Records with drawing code
+++

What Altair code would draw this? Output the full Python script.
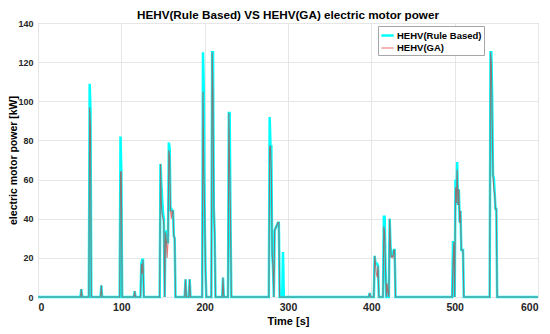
import altair as alt
import pandas as pd

T_END = 600
SERIES = ["HEHV(Rule Based)", "HEHV(GA)"]

# Rule based: non-zero samples (time s -> kW)
rb_t = [52, 62, 63, 76, 99, 100, 116, 124, 125, 126,
        147, 148, 149, 150, 151, 153, 154, 155, 156, 157, 158, 159, 160, 161, 162, 163, 164,
        177, 182, 198, 199, 200, 201, 209, 210, 211, 212, 222, 229, 230, 231,
        278, 279, 280, 281, 282, 284, 285, 286, 287, 288, 289, 294,
        398, 404, 405, 406, 407, 408, 415, 416, 417, 422, 423, 424, 425, 426, 427, 428,
        498, 499, 501, 502, 503, 504, 505, 506, 507, 508, 509, 510,
        543, 544, 545, 546, 547, 548, 549, 550]
rb_v = [4, 109, 95, 6, 82, 64, 3, 17, 19, 19,
        68, 58, 50, 43, 40, 34, 31, 28, 28, 79, 76, 44, 45, 44, 44, 31, 30,
        9, 9, 125, 105, 43, 14, 125, 125, 45, 32, 10, 94, 94, 40,
        92, 77, 77, 22, 15, 34, 35, 36, 37, 38, 38, 23,
        2, 21, 17, 17, 17, 16, 41, 41, 15, 40, 26, 21, 21, 22, 24, 24,
        28, 28, 60, 48, 69, 47, 55, 38, 44, 24, 24, 24,
        125, 125, 102, 62, 61, 53, 45, 45]

# GA: non-zero samples
ga_t = [52, 62, 63, 76, 99, 100, 116, 124, 125, 126,
        147, 148, 149, 150, 151, 153, 154, 155, 156, 157, 158, 159, 160, 161, 162, 163, 164,
        177, 182, 198, 199, 200, 201, 209, 210, 211, 212, 222, 229, 230, 231,
        278, 279, 280, 281, 282, 284, 285, 286, 287, 288, 289,
        398, 404, 405, 406, 407, 408, 415, 416, 417, 419, 420, 422, 423, 424, 425, 426, 427, 428,
        498, 499, 501, 502, 503, 504, 505, 506, 507, 508, 509, 510,
        543, 544, 545, 546, 547, 548, 549, 550]
ga_v = [4, 97, 87, 6, 64, 64, 3, 17, 12, 19,
        68, 48, 42, 40, 38, 33, 29, 20, 28, 75, 72, 44, 40, 44, 44, 31, 30,
        9, 9, 105, 65, 43, 14, 125, 104, 45, 32, 10, 94, 67, 40,
        77, 77, 64, 22, 15, 34, 35, 36, 37, 38, 38,
        2, 21, 17, 12, 10, 16, 36, 33, 15, 7, 2, 40, 26, 20, 21, 20, 24, 24,
        17, 28, 56, 48, 65, 47, 55, 38, 44, 24, 24, 24,
        125, 119, 90, 62, 55, 53, 45, 45]

x_ticks = [0, 100, 200, 300, 400, 500, 600]
y_ticks = [0, 20, 40, 60, 80, 100, 120, 140]

rows = []
for name, tt, vv in [(SERIES[0], rb_t, rb_v), (SERIES[1], ga_t, ga_v)]:
    lookup = dict(zip(tt, vv))
    for t in range(T_END + 1):
        rows.append({"t": t, "p": lookup.get(t, 0), "series": name})
df = pd.DataFrame(rows)

FONT = "Liberation Sans"

color = alt.Color("series:N",
                  scale=alt.Scale(domain=SERIES, range=["#00FFFF", "#E02020"]),
                  legend=alt.Legend(title=None, orient="none", legendX=340, legendY=3,
                                    symbolType="stroke", symbolSize=150,
                                    labelFont=FONT, labelFontSize=9.5, labelFontWeight="bold",
                                    labelColor="#000000", labelOffset=2,
                                    fillColor="white", strokeColor="#a6a6a6",
                                    padding=2, rowPadding=0, cornerRadius=0))
sw = alt.StrokeWidth("series:N", scale=alt.Scale(type="ordinal", domain=SERIES, range=[2.5, 1.1]))
op = alt.Opacity("series:N", scale=alt.Scale(type="ordinal", domain=SERIES, range=[1.0, 0.6]))

x = alt.X("t:Q", scale=alt.Scale(domain=[0, 600], nice=False),
          axis=alt.Axis(values=x_ticks, title="Time [s]", labelPadding=5, titlePadding=3,
                        labelFontSize=10.5, titleFontSize=11))
y = alt.Y("p:Q", scale=alt.Scale(domain=[0, 140], nice=False),
          axis=alt.Axis(values=y_ticks, title="electric motor power [kW]", labelPadding=5,
                        titleX=-20, titleY=137, labelFontSize=9, titleFontSize=10.5))

base = alt.Chart(df)
rb_layer = base.transform_filter(alt.datum.series == SERIES[0]).mark_line(interpolate="linear").encode(
    x=x, y=y, color=color, strokeWidth=sw, opacity=op, detail="series:N")
ga_layer = base.transform_filter(alt.datum.series == SERIES[1]).mark_line(interpolate="linear").encode(
    x=x, y=y, color=color, strokeWidth=sw, opacity=op, detail="series:N")

chart = alt.layer(rb_layer, ga_layer).properties(
    width=500, height=274,
    title=alt.TitleParams(text="HEHV(Rule Based) VS HEHV(GA) electric motor power",
                          font=FONT, fontSize=11.7, fontWeight="bold", color="#000000",
                          anchor="middle", offset=2, frame="group", dy=5),
    autosize=alt.AutoSizeParams(type="none"),
    padding={"left": 30, "top": 15, "right": 4, "bottom": 30},
).configure_axis(
    labelFont=FONT, titleFont=FONT, labelFontWeight="bold", titleFontWeight="bold",
    labelColor="#262626", titleColor="#000000",
    gridColor="#e6e6e6", gridWidth=1, domain=False, ticks=False,
).configure_view(stroke="#a8a8a8", strokeWidth=1)

chart.save("out.html", embed_options={"renderer": "svg", "actions": False})
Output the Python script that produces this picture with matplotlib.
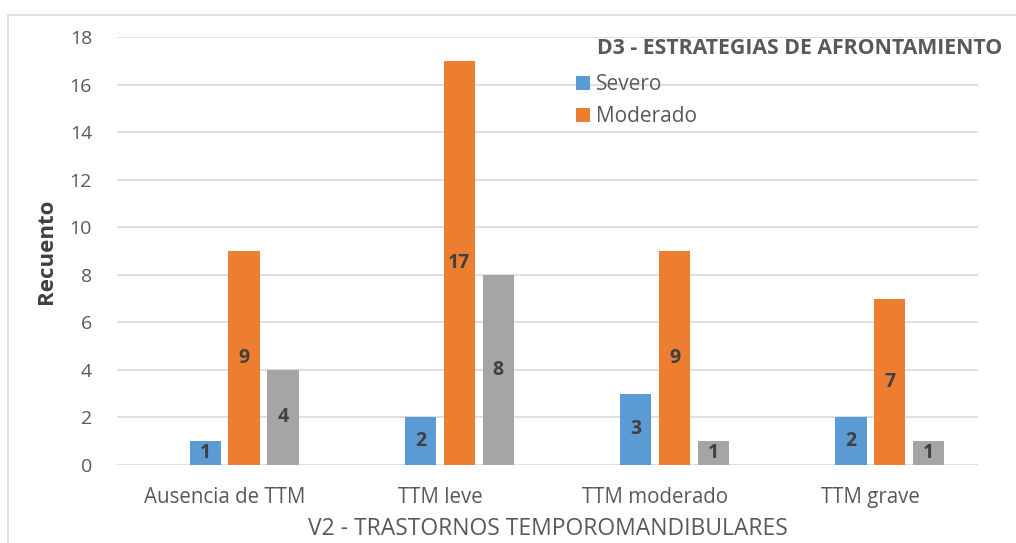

+++

Repeat the lines of the listing above verbatim, beginning at its first line and ending at the line containing "125, 125, 102, 62, 61, 53, 45, 45]", which is included. Omit pictures.

Exercise output:
What Altair code would draw this? Output the full Python script.
import altair as alt
import pandas as pd

T_END = 600
SERIES = ["HEHV(Rule Based)", "HEHV(GA)"]

# Rule based: non-zero samples (time s -> kW)
rb_t = [52, 62, 63, 76, 99, 100, 116, 124, 125, 126,
        147, 148, 149, 150, 151, 153, 154, 155, 156, 157, 158, 159, 160, 161, 162, 163, 164,
        177, 182, 198, 199, 200, 201, 209, 210, 211, 212, 222, 229, 230, 231,
        278, 279, 280, 281, 282, 284, 285, 286, 287, 288, 289, 294,
        398, 404, 405, 406, 407, 408, 415, 416, 417, 422, 423, 424, 425, 426, 427, 428,
        498, 499, 501, 502, 503, 504, 505, 506, 507, 508, 509, 510,
        543, 544, 545, 546, 547, 548, 549, 550]
rb_v = [4, 109, 95, 6, 82, 64, 3, 17, 19, 19,
        68, 58, 50, 43, 40, 34, 31, 28, 28, 79, 76, 44, 45, 44, 44, 31, 30,
        9, 9, 125, 105, 43, 14, 125, 125, 45, 32, 10, 94, 94, 40,
        92, 77, 77, 22, 15, 34, 35, 36, 37, 38, 38, 23,
        2, 21, 17, 17, 17, 16, 41, 41, 15, 40, 26, 21, 21, 22, 24, 24,
        28, 28, 60, 48, 69, 47, 55, 38, 44, 24, 24, 24,
        125, 125, 102, 62, 61, 53, 45, 45]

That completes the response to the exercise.